Гийом, тут же взмокая, потер переносицу. Этот человек был таким откровенным богохульником, что юноша совершенно не знал, как с ним обращаться. Жестом, означающим одновременно и «возьми» и «отстань», вернул ему флейту; Ригаут взял, слегка соприкасаясь с ним теплыми, чуть дрогнувшими кончиками пальцев, и приложил дудочку к губам.
Нужно отдать ему должное — играл он хорошо. Очень легко, будто ни на миг не думая, и мелодия показалась Гийому смутно знакомой — какая-то песенка о Крестовом Походе, кажется, Маркабрюновская, про «Место омовения, там, далеко, где жил Иосафат…» Узнать было трудно — должно быть, эту музыку никогда еще не играли на сарацинском инструменте.
Ригаут опустил флейту, белозубо улыбаясь.
— Хорошая штука. Я про дудку говорю. Да и песня тоже ничего… Хотя мне больше другие нравятся. У нас на юге есть такой сеньор Рэмбаут д`Оранж, правда, не то чтобы «есть» — скорее был, он в молодых летах умер от болезней — вот он очень хорош. Мой любимый трубадур. Он trobar prim, изысканный стиль, предпочитал всему остальному. Пел он, правда, говорят, не ахти как, зато стихи… У него есть такая канцона — вся на деривативных рифмах, жутко сложная. Ты знаешь, что такое деривативные рифмы?
Гийом, совершенно ничего не желавший принимать от этого человека — в том числе и знаний — однако покачал головой. Крайне обидно — он в самом деле не знал деривативных рифм: до Сирии стихотворные окситанские новшества доходили с большим опозданием, и при всей своей любви к поэзии бедный аквитанец с трудом бы отличил эстрибот от девиналя. А знаний-то хотелось. Столько месяцев — без настоящего языка, не говоря уж о настоящих стихах…
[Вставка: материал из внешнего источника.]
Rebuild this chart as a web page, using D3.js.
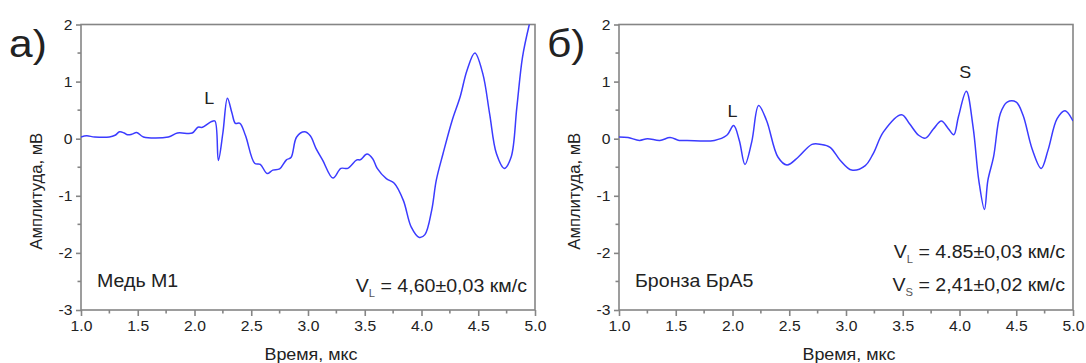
<!DOCTYPE html>
<html>
<head>
<meta charset="utf-8">
<script src="https://cdn.jsdelivr.net/npm/d3@7/dist/d3.min.js"></script>
<style>
  html, body { margin: 0; padding: 0; background: #fff; }
  svg { display: block; }
  text { font-family: 'Liberation Sans', Arial, sans-serif; fill: #222; }
</style>
</head>
<body>
<svg id="chart" width="1086" height="363"></svg>
<script>
// copper M1 trace (time, mks / amplitude, mV)
const cuTime = [1.0, 1.05, 1.12, 1.25, 1.3, 1.34, 1.38, 1.41, 1.45, 1.49, 1.55, 1.77, 1.85, 1.98, 2.03, 2.07, 2.15, 2.18,
  2.21, 2.25, 2.29, 2.33, 2.36, 2.40, 2.45, 2.53, 2.58, 2.64, 2.69, 2.75, 2.81, 2.85, 2.90, 2.97,
  3.02, 3.07, 3.13, 3.22, 3.29, 3.35, 3.43, 3.46, 3.52, 3.57, 3.61, 3.69, 3.76, 3.84, 3.91, 3.98,
  4.03, 4.09, 4.13, 4.19, 4.27, 4.34, 4.40, 4.47, 4.54, 4.60, 4.66, 4.73, 4.79, 4.84, 4.89, 4.95, 4.99];
const cuAmp = [0.03, 0.05, 0.03, 0.03, 0.06, 0.12, 0.1, 0.07, 0.08, 0.11, 0.03, 0.03, 0.1, 0.1, 0.2, 0.2, 0.3, 0.31,
  -0.38, 0.1, 0.71, 0.45, 0.27, 0.27, 0.05, -0.43, -0.45, -0.61, -0.55, -0.53, -0.37, -0.33, 0.03, 0.12,
  0.05, -0.17, -0.38, -0.69, -0.52, -0.52, -0.37, -0.37, -0.27, -0.35, -0.52, -0.7, -0.78, -1.08, -1.55, -1.73,
  -1.68, -1.25, -0.73, -0.26, 0.32, 0.73, 1.19, 1.5, 1.14, 0.44, -0.26, -0.52, -0.32, 0.55, 1.43, 2.0, 2.3];

// bronze BrA5 trace
const brTime = [1.0, 1.08, 1.18, 1.25, 1.36, 1.45, 1.53, 1.6, 1.84, 1.95, 2.01, 2.06, 2.11, 2.17, 2.23, 2.30,
  2.40, 2.48, 2.58, 2.70, 2.78, 2.86, 2.95, 3.05, 3.17, 3.24, 3.33, 3.49, 3.56, 3.64, 3.70, 3.77,
  3.84, 3.90, 3.95, 3.99, 4.06, 4.12, 4.17, 4.22, 4.25, 4.30, 4.36, 4.42, 4.50, 4.56, 4.64, 4.72,
  4.78, 4.86, 4.93, 5.0];
const brAmp = [0.03, 0.02, -0.03, 0.0, -0.03, 0.02, -0.03, -0.03, -0.03, 0.06, 0.23, -0.03, -0.45, -0.05, 0.58, 0.32,
  -0.32, -0.46, -0.32, -0.1, -0.1, -0.15, -0.38, -0.55, -0.47, -0.26, 0.12, 0.42, 0.26, 0.06, 0.01, 0.17,
  0.31, 0.18, 0.07, 0.38, 0.83, 0.2, -0.73, -1.24, -0.73, -0.32, 0.44, 0.64, 0.64, 0.41, -0.18, -0.52,
  -0.2, 0.35, 0.49, 0.31];

const xTicks = [1.0, 1.5, 2.0, 2.5, 3.0, 3.5, 4.0, 4.5, 5.0];
const yTicks = [-3, -2, -1, 0, 1, 2];
const xMinor = [1.25, 1.75, 2.25, 2.75, 3.25, 3.75, 4.25, 4.75];
const yMinor = [-2.5, -1.5, -0.5, 0.5, 1.5];

const panels = [
  { letter: 'а)', left: 81, right: 535, time: cuTime, amp: cuAmp, material: 'Медь М1',
    marks: [{ t: 'L', x: 2.13, y: 0.6 }],
    speeds: [{ sub: 'L', text: ' = 4,60±0,03 км/с', y: 292 }] },
  { letter: 'б)', left: 619, right: 1073, time: brTime, amp: brAmp, material: 'Бронза БрА5',
    marks: [{ t: 'L', x: 2.0, y: 0.38 }, { t: 'S', x: 4.05, y: 1.07 }],
    speeds: [{ sub: 'L', text: ' = 4.85±0,03 км/с', y: 258 }, { sub: 'S', text: ' = 2,41±0,02 км/с', y: 291 }] }
];

const svg = d3.select('#chart');
const plotTop = 24.5, plotBottom = 310;
const axisColor = '#858585';
const stretch = 1.12; // the source picture is slightly wider than tall

// text placed at (x, y), widened around its anchor
function label(parent, x, y, anchor) {
  return parent.append('text')
    .attr('transform', `translate(${x},${y}) scale(${stretch},1)`)
    .attr('text-anchor', anchor);
}

panels.forEach((p, i) => {
  const x = d3.scaleLinear().domain([1, 5]).range([p.left, p.right]);
  const y = d3.scaleLinear().domain([-3, 2]).range([plotBottom, plotTop]);
  const g = svg.append('g');

  g.append('clipPath').attr('id', `clip-${i}`)
    .append('rect').attr('x', p.left).attr('y', plotTop)
    .attr('width', p.right - p.left).attr('height', plotBottom - plotTop);

  // frame
  g.append('rect')
    .attr('x', p.left).attr('y', plotTop)
    .attr('width', p.right - p.left).attr('height', plotBottom - plotTop)
    .attr('fill', 'none').attr('stroke', axisColor).attr('stroke-width', 1.6);

  // x axis
  const xAxis = g.append('g').attr('transform', `translate(0,${plotBottom})`)
    .call(d3.axisBottom(x).tickValues(xTicks).tickFormat(d3.format('.1f')).tickSize(6).tickPadding(5));
  xAxis.append('g').selectAll('line').data(xMinor).join('line')
    .attr('x1', (d) => x(d)).attr('x2', (d) => x(d)).attr('y1', 0).attr('y2', 3.5);

  // y axis (plain hyphen for negatives, as in the source)
  const yAxis = g.append('g').attr('transform', `translate(${p.left},0)`)
    .call(d3.axisLeft(y).tickValues(yTicks).tickFormat((d) => String(d)).tickSize(5).tickPadding(3));
  yAxis.append('g').selectAll('line').data(yMinor).join('line')
    .attr('x1', 0).attr('x2', -3.5).attr('y1', (d) => y(d)).attr('y2', (d) => y(d));

  [xAxis, yAxis].forEach((a) => {
    a.select('.domain').remove();
    a.selectAll('line').attr('stroke', axisColor).attr('stroke-width', 1.6);
    a.selectAll('text').attr('font-family', "'Liberation Sans', Arial, sans-serif")
      .attr('font-size', 14.5).attr('fill', '#333')
      .attr('transform', 'scale(1.08,1)');
  });

  // trace
  const line = d3.line()
    .x((d) => x(d[0])).y((d) => y(d[1]))
    .curve(d3.curveCatmullRom.alpha(0.5));
  g.append('path')
    .datum(d3.zip(p.time, p.amp))
    .attr('clip-path', `url(#clip-${i})`)
    .attr('d', line)
    .attr('fill', 'none')
    .attr('stroke', '#3b3bff')
    .attr('stroke-width', 1.5);

  // panel letter
  label(g, p.left - 72, 57, 'start')
    .attr('font-family', "'DejaVu Sans', sans-serif")
    .attr('font-size', 38).attr('fill', '#111')
    .text(p.letter);

  // axis titles
  g.append('text')
    .attr('transform', `translate(${p.left - 39},${(plotTop + plotBottom) / 2 + 24}) rotate(-90) scale(1.04,1.08)`)
    .attr('text-anchor', 'middle')
    .attr('font-size', 16).attr('fill', '#333')
    .text('Амплитуда, мВ');
  label(g, (p.left + p.right) / 2 + 3, 360, 'middle')
    .attr('font-size', 16).attr('fill', '#333')
    .text('Время, мкс');

  // wave marks
  p.marks.forEach((m) => {
    label(g, x(m.x), y(m.y), 'middle')
      .attr('font-size', 16)
      .text(m.t);
  });

  // material
  label(g, p.left + 16, 287, 'start')
    .attr('font-size', 17.5)
    .text(p.material);

  // velocities
  p.speeds.forEach((s) => {
    const t = label(g, p.right - 8, s.y, 'end')
      .attr('font-size', 17.5);
    t.append('tspan').text('V');
    t.append('tspan').attr('font-size', 10).attr('dy', 5).attr('fill', '#555').text(s.sub);
    t.append('tspan').attr('dy', -5).text(s.text);
  });
});
</script>
</body>
</html>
Риго, явственно почувствовав эту слабину, уже начал читать; слова он выпевал речитативом, и голос его в пении казался немного другим, более мягким и низким.
«Светлый цветок перевернут,
Он на холмах и в скалах
Вырос под мертвые трели
Средь оголенных прутьев;
Зимний цветок этот — наледь —
Может кусаться и жалить,
Но зелень моя весела
При виде увядшего зла.
И Вас бы перевернул я,
Целуя — пусть видят скалы!
Для вас рассыпаюсь трелью,
Хоть взор ваш — хлесткие прутья;
Не могут ни снег, ни наледь
Больней, чем бессилье, жалить,
Что ж, доля не весела,
Но к вам не питаю я зла…»
И так далее, она длинная. Ну что, нравится? Видишь, как она устроена?
Гийом кивнул, едва ли не против воли. Хотя он еще не до конца понял устройство — по двум строфам не видно, сколько раз меняются формы слов, а одно слово родного языка — conglapis, иней — он и вовсе не знал: то ли оно недавно появилось, то ли просто в Палестине нечасто приходилось рассуждать о наледи… Но музыка канцоны в самом деле завораживала, и даже зудящие под кожей пчелы не могли помешать ей продирать тело до самых костей. Гийом всегда воспринимал удовольствие от стихов как вещь очень плотскую, телесно ощутимую, как от сладкой еды.